● EXERCISE DETAILS
Output exactly the lines from the first line of the records below through the line containing "plt.rcParams['font.family'] = ['Liberation", both included, leaving out any pictures.

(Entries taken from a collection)
__________

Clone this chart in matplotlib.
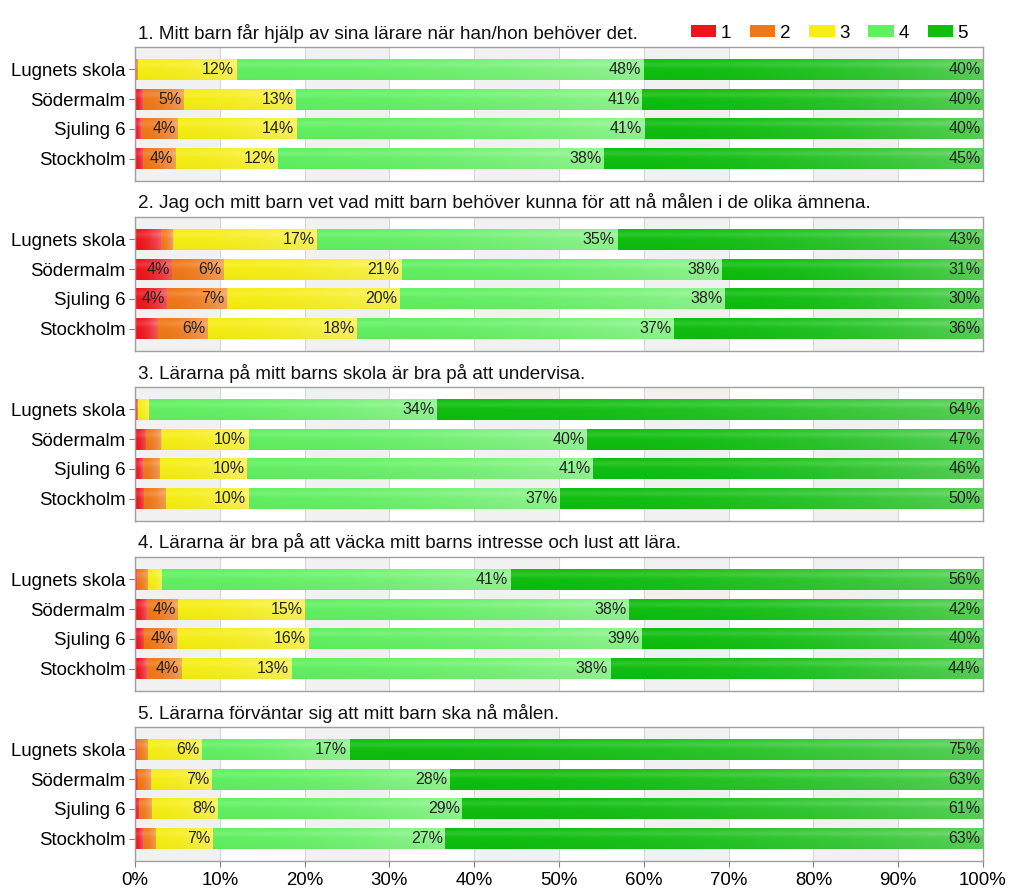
import numpy as np
import matplotlib
matplotlib.use('Agg')
import matplotlib.pyplot as plt
import matplotlib.patches as mpatches
from matplotlib.colors import to_rgb

plt.rcParams['font.family'] = ['Liberation Sans', 'DejaVu Sans']

# ---------------- data ----------------
schools = ['Lugnets skola', 'Södermalm', 'Sjuling 6', 'Stockholm']
levels = ['1', '2', '3', '4', '5']
questions = [
    '1. Mitt barn får hjälp av sina lärare när han/hon behöver det.',
    '2. Jag och mitt barn vet vad mitt barn behöver kunna för att nå målen i de olika ämnena.',
    '3. Lärarna på mitt barns skola är bra på att undervisa.',
    '4. Lärarna är bra på att väcka mitt barns intresse och lust att lära.',
    '5. Lärarna förväntar sig att mitt barn ska nå målen.',
]
# rows: schools, columns: answer levels 1..5 (percent)
q1 = [[0.0, 0.3, 11.7, 48.0, 40.0],
      [0.9, 4.9, 13.2, 40.8, 40.2],
      [0.7, 4.4, 14.0, 41.0, 39.9],
      [1.0, 3.8, 12.1, 38.4, 44.7]]
q2 = [[3.1, 1.4, 17.0, 35.4, 43.1],
      [4.4, 6.1, 21.0, 37.7, 30.8],
      [3.8, 7.0, 20.4, 38.4, 30.4],
      [2.7, 5.9, 17.6, 37.4, 36.4]]
q3 = [[0.2, 0.1, 1.3, 34.0, 64.4],
      [1.3, 1.8, 10.3, 39.9, 46.7],
      [0.9, 2.1, 10.2, 40.8, 46.0],
      [1.1, 2.6, 9.7, 36.7, 49.9]]
q4 = [[0.2, 1.3, 1.7, 41.1, 55.7],
      [1.4, 3.7, 15.0, 38.2, 41.7],
      [1.1, 3.8, 15.6, 39.3, 40.2],
      [1.4, 4.1, 13.0, 37.6, 43.9]]
q5 = [[0.2, 1.3, 6.4, 17.4, 74.7],
      [0.3, 1.6, 7.2, 28.0, 62.9],
      [0.5, 1.5, 7.8, 28.8, 61.4],
      [0.9, 1.6, 6.7, 27.4, 63.4]]
all_data = [q1, q2, q3, q4, q5]
xticks = list(range(0, 101, 10))
xticklabels = [f'{t}%' for t in xticks]

colors = ['#ee141c', '#f07818', '#f6ee14', '#62f062', '#0fbe0f']

LABEL_MIN = 3.5


def grad_img(color, n=80, m=24):
    base = np.array(to_rgb(color))
    x = np.linspace(0, 1, n)[None, :]
    t = np.linspace(0, 1, m)[:, None]   # 0 bottom -> 1 top
    w = 0.0 + 0.30 * x ** 1.8
    gloss = 0.12 * np.exp(-((t - 0.75) / 0.15) ** 2)
    f = np.clip(w + gloss, 0, 0.8)
    img = base[None, None, :] * (1 - f[..., None]) + f[..., None]
    shade = 0.03 * (1 - t) ** 2
    img = img * (1 - shade[..., None])
    return np.clip(img, 0, 1)


W, H = 1024, 896
fig = plt.figure(figsize=(W / 100, H / 100), dpi=100)
left = 135 / W
width = (983 - 135) / W
ax_h = 134
ypos = np.arange(len(schools))[::-1]

for i, (title, data) in enumerate(zip(questions, all_data)):
    top = 47 + 170 * i
    ax = fig.add_axes([left, 1 - (top + ax_h) / H, width, ax_h / H])
    arr = np.array(data)
    # background bands
    for k in range(0, 10, 2):
        ax.axvspan(k * 10, k * 10 + 10, color='#f1f1f1', zorder=0, lw=0)
    ax.set_xticks(xticks)
    ax.grid(axis='x', color='#d6d6d6', lw=0.8, zorder=0.5)
    ax.set_axisbelow(True)

    lefts = np.zeros(len(schools))
    for j in range(len(levels)):
        vals = arr[:, j]
        bars = ax.barh(ypos, vals, left=lefts, height=0.7, color=colors[j],
                       lw=0, zorder=2)
        img = grad_img(colors[j])
        for p, v in zip(bars.patches, vals):
            if v <= 0:
                continue
            x0, y0 = p.get_x(), p.get_y()
            x1, y1 = x0 + p.get_width(), y0 + p.get_height()
            ax.imshow(img, extent=[x0, x1, y0, y1], origin='lower',
                      aspect='auto', interpolation='bilinear', zorder=2.5)
            if v >= LABEL_MIN:
                ax.text(x1 - 0.3, y0 + p.get_height() / 2, f'{v:.0f}%',
                        ha='right', va='center', fontsize=11.5,
                        color='#222222', zorder=4)
        lefts = lefts + vals

    ax.set_xlim(0, 100)
    ax.set_ylim(-0.75, len(schools) - 0.25)
    ax.set_yticks(ypos)
    ax.set_yticklabels(schools, fontsize=13.4)
    ax.tick_params(axis='y', length=4, color='#808080', pad=3)
    for s in ax.spines.values():
        s.set_color('#a0a0a0')
        s.set_linewidth(1.0)
    if i == len(questions) - 1:
        ax.set_xticklabels(xticklabels, fontsize=13.4)
        ax.tick_params(axis='x', length=4, color='#808080', pad=4)
    else:
        ax.tick_params(axis='x', length=0, labelbottom=False)

    ax.annotate(title, xy=(0, 1), xycoords='axes fraction', xytext=(3, 14),
                textcoords='offset pixels', ha='left', va='center',
                fontsize=13.6, color='#111111')

    if i == 0:
        handles = [mpatches.Patch(facecolor=c, edgecolor='none') for c in colors]
        fig.legend(handles, levels, loc='center right',
                   bbox_to_anchor=(968 / W, 1 - 33 / H), ncol=5, frameon=False,
                   fontsize=13.5, handlelength=1.35, handleheight=0.55,
                   handletextpad=0.25, columnspacing=1.0, borderpad=0,
                   borderaxespad=0)

fig.savefig('out.png', dpi=100)
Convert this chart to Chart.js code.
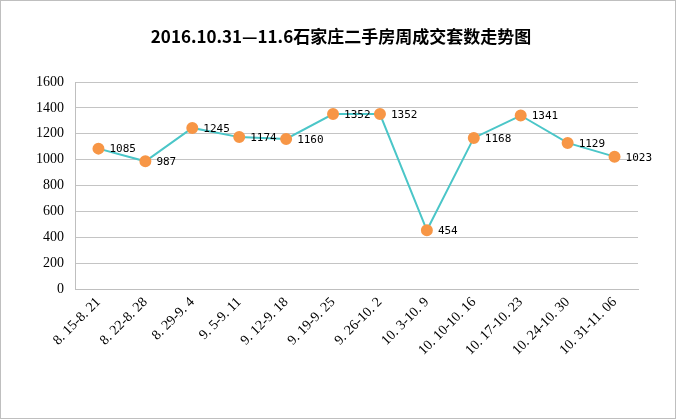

__________

● PROBLEM SOLUTION
Clone this chart in matplotlib.
import numpy as np
import matplotlib
matplotlib.use('Agg')
import matplotlib.pyplot as plt
import matplotlib.patches as mpatches
from matplotlib.colors import to_rgb

plt.rcParams['font.family'] = ['Liberation Sans', 'DejaVu Sans']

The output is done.